Shyly entering the room...

I've been reading MMM for a few weeks, and a goodly number of forum posts the past while. I tend to approach a new community by helping first, and asking for help (if needed) later. Today I am breaking this approach because I need to ask.

I've redrafted this several times, in an attempt to get myself clear enough to be clear to you! (It's not numbers, and it's fuzzy.)

I once was extremely broke (sleeping on streets, etc) and now have savings and a delightful (rented, cheap) apartment to nest in.
I was once terribly ill for several years, and through commitment to dramatic dietary changes became very healthy.
I was car-free for almost 20 years before I bought a car in cash.
I have no debt, and good savings (though not in the millionaire club by a looooong shot).
All good! Yes!

And now I feel, oddly, stuck. I feel I hit the jackpot in the MMM forums when I read a fellow (?) saying he had achieved so many major goals that now he is feeling a bit lost. I'm embarrassed to say that after gaining so much (which I am totally grateful for), I too am feeling at a bit of a loss. After reading this fellow's words, I'm betting it's common to get through major struggles and then feel disoriented without a major goal.

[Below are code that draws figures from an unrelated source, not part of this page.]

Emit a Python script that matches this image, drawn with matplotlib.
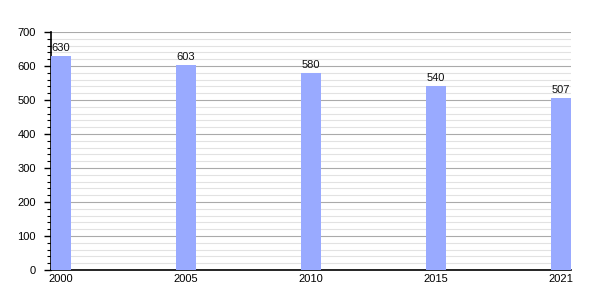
import matplotlib
matplotlib.use("Agg")
import matplotlib.pyplot as plt
import numpy as np

plt.rcParams["font.family"] = ["Liberation Sans", "DejaVu Sans"]

years = ["2000", "2005", "2010", "2015", "2021"]
values = [630, 603, 580, 540, 507]

fig = plt.figure(figsize=(6, 3), dpi=100)
ax = fig.add_axes([0.085, 0.1, 0.867, 0.793])
x = np.arange(len(years))
ax.set_axisbelow(True)
ax.bar(x, values, width=0.16, color="#99aaff", zorder=3)
for xi, v in zip(x, values):
    ax.text(xi, v + 9, str(v), ha="center", va="bottom", fontsize=8, color="#111111")
ax.set_xlim(-0.08, 4.08)
ax.set_ylim(0, 700)
ax.set_xticks(x)
ax.set_xticklabels(years, fontsize=8)
ax.set_yticks(np.arange(0, 701, 100))
ax.set_yticks(np.arange(0, 701, 20), minor=True)
ax.tick_params(axis="y", labelsize=8, length=5, width=1, pad=6)
ax.tick_params(axis="y", which="minor", length=3, width=0.8)
ax.tick_params(axis="x", length=0, pad=3)
ax.grid(axis="y", which="major", color="#aaaaaa", linewidth=0.8)
ax.grid(axis="y", which="minor", color="#e2e2e2", linewidth=0.8)
ax.spines["top"].set_visible(False)
ax.spines["right"].set_visible(False)
ax.spines["left"].set_linewidth(1.2)
ax.spines["bottom"].set_linewidth(1.2)
fig.savefig("out.png", dpi=100)
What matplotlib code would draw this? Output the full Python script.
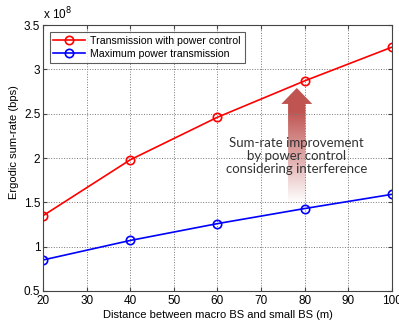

Why don't I have one, you ask? I parent alone (a child with special needs) and homeschool/unschool and run a tiny business to bring in our income. (I find the parenting part quite draining. I have way more energy when I'm alone all day!)

Somehow this feels like all I can do. I don't want it to be all I can do. I've always been very passionate about helping others, and have done that in a variety of ways for almost 30 years. I used to work 12-16 hours a day (mostly unpaid, all of it very happily). I keep hoping I can somehow "milk" a couple more projects out of myself, but I'm not feeling the energy and passion for that like I once did. I mean, I still do about 10 hours of volunteer stuff each week, and TOTALLY LOVE IT, but I can't see my way to doing more than that. I'd need it to be a project I could bring my kid to, or I'd need to be able to pay for child care, which would demand a much higher income. (He's smart, interested, and capable, but his 'special needs' are real and present, too.)

My life is a lot like early retirement, and I LOVE that. But, without knowing I would get to retire early, I chose to parent during the same period. I believe parenting my kid is the best thing I could possibly do -and, of course, I'm helping *him* 12-16 hours every day. But I also feel like I'm meant to do more in the world.

The most "realistic" possibility seems to be to triple my savings and hire people to do some of the fancy footwork. (A pipe dream? Or the excellent strategy of entrepreneurs that started out much much earlier and skipped the homeless/disabled part.)

Has anyone else grappled with this issue, with living with two conflicting purposes/dreams? Or, more specifically, with dedicating oneself to parenting full-time while also believing you're designed to do something else, too? Or have you grappled with achieving early retirement and feeling guilty or selfish for limiting your offers to the world? How many decades must we keep coming up with cool projects? Can we let go of those, even if we are happy, healthy, and intelligent/creative enough to come up with some more? If we're able, must we do? I'm more tired than I was at my peak, and thrive in silence. So every time my big dreams arise again, I quickly feel perplexed about how to pull those off. Mostly I feel super happy and grateful just to rest and chill and go geocaching with my kid. But this dream thing keeps nagging at me.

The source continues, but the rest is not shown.